-- Start DATASET EXCERPT --
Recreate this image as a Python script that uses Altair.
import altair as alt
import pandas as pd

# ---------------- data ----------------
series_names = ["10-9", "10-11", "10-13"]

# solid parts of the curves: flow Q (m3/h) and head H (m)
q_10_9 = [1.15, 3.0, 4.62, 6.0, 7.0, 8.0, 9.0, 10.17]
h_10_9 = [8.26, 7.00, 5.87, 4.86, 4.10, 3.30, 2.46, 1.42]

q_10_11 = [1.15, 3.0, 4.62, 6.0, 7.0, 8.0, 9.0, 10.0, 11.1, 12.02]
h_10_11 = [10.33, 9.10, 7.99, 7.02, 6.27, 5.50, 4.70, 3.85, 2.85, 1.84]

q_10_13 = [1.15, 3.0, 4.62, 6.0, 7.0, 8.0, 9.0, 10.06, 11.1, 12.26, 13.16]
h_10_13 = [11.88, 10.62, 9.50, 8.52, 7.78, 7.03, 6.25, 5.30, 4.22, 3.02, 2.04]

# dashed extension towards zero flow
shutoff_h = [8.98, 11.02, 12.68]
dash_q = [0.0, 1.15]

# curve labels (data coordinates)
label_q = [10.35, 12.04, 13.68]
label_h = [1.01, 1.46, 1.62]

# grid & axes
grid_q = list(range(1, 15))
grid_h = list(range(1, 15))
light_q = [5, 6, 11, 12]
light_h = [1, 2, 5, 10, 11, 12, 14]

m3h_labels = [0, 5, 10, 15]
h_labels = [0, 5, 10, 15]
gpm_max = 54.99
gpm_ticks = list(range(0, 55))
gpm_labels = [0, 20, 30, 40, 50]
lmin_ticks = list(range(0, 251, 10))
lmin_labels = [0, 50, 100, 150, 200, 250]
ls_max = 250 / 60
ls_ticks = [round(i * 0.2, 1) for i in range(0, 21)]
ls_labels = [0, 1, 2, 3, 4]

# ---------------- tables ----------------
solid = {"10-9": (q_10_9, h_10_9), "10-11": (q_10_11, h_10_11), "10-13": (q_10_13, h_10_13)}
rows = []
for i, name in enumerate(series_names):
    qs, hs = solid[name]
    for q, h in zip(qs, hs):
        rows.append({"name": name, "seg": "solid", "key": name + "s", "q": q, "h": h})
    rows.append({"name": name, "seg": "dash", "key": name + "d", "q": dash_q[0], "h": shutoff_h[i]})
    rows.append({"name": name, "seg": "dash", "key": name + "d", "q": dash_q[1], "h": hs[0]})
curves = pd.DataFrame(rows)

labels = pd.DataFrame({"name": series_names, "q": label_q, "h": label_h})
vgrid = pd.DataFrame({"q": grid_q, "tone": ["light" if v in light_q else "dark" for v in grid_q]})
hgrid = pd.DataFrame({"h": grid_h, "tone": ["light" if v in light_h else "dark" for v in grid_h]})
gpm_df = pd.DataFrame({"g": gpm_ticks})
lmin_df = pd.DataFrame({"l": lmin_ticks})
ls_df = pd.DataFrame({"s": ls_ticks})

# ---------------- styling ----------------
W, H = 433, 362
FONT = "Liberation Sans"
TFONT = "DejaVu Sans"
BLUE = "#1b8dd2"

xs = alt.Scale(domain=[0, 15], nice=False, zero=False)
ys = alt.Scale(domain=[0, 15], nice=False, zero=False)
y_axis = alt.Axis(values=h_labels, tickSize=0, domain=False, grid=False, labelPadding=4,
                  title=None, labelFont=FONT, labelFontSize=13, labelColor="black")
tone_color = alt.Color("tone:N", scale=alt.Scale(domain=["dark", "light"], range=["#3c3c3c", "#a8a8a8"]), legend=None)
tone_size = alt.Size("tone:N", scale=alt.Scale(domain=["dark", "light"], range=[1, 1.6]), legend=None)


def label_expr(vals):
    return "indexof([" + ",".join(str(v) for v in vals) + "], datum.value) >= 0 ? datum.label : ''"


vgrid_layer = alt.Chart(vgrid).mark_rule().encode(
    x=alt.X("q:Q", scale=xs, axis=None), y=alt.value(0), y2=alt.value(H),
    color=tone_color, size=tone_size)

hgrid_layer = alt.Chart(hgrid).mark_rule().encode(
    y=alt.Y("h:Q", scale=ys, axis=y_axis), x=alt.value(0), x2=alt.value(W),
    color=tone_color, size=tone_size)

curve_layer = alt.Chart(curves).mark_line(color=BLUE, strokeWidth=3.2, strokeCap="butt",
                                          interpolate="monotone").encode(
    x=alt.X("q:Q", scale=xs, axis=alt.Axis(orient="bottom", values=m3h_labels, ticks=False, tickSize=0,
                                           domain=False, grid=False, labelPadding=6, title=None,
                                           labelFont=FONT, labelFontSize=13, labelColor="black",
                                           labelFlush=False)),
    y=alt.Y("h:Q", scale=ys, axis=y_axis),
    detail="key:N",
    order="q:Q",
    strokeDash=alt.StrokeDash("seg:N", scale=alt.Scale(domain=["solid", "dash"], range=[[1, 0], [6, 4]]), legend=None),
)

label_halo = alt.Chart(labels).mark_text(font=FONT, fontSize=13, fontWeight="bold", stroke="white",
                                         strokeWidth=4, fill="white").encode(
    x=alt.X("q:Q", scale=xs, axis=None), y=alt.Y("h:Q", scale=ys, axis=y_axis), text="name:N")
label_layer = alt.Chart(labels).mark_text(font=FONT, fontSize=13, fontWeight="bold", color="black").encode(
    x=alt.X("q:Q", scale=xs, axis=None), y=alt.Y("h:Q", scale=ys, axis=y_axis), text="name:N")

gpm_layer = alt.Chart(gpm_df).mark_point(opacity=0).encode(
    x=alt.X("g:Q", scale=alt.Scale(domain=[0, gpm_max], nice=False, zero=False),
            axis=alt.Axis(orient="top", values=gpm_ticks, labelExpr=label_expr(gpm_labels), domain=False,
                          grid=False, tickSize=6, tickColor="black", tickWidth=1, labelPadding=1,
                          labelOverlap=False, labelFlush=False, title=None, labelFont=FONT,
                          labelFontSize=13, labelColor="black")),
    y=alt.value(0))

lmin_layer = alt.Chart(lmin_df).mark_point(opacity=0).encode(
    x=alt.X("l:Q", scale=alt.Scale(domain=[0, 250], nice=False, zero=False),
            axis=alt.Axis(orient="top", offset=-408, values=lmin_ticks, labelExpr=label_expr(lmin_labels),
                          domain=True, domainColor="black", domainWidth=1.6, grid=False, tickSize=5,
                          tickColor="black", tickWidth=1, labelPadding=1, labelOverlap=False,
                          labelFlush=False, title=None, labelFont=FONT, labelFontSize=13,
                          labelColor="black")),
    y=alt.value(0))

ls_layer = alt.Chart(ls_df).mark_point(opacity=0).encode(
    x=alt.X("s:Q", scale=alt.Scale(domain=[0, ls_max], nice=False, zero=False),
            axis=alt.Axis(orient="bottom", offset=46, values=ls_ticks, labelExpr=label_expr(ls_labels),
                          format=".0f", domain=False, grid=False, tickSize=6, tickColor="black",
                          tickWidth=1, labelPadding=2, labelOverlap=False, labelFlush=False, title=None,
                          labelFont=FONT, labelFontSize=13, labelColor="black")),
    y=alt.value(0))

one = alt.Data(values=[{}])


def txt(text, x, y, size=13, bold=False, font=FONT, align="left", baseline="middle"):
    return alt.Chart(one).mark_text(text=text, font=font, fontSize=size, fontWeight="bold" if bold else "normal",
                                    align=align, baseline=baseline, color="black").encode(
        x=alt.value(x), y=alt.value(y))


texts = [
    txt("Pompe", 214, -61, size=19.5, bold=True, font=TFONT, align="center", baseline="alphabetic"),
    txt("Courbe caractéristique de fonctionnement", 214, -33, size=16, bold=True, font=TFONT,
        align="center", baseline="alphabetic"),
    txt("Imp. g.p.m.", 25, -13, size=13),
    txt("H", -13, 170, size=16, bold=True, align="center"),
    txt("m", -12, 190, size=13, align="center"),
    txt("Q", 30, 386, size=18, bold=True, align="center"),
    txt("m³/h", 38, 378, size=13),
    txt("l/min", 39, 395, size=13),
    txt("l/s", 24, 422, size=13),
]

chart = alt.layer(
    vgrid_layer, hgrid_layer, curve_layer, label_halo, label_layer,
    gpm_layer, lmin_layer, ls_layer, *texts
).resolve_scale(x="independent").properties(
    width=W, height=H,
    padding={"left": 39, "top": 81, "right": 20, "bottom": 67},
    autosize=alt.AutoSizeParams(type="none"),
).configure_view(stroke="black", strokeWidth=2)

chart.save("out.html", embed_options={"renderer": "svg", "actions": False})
-- End DATASET EXCERPT --
- **TASK TO CARRY OUT**: Starting at the top of the data above, repeat every line exactly until the line containing "4.22, 3.02, 2.04]" has been given, then stop.

- **COMPLETED TASK**:
Recreate this image as a Python script that uses Altair.
import altair as alt
import pandas as pd

# ---------------- data ----------------
series_names = ["10-9", "10-11", "10-13"]

# solid parts of the curves: flow Q (m3/h) and head H (m)
q_10_9 = [1.15, 3.0, 4.62, 6.0, 7.0, 8.0, 9.0, 10.17]
h_10_9 = [8.26, 7.00, 5.87, 4.86, 4.10, 3.30, 2.46, 1.42]

q_10_11 = [1.15, 3.0, 4.62, 6.0, 7.0, 8.0, 9.0, 10.0, 11.1, 12.02]
h_10_11 = [10.33, 9.10, 7.99, 7.02, 6.27, 5.50, 4.70, 3.85, 2.85, 1.84]

q_10_13 = [1.15, 3.0, 4.62, 6.0, 7.0, 8.0, 9.0, 10.06, 11.1, 12.26, 13.16]
h_10_13 = [11.88, 10.62, 9.50, 8.52, 7.78, 7.03, 6.25, 5.30, 4.22, 3.02, 2.04]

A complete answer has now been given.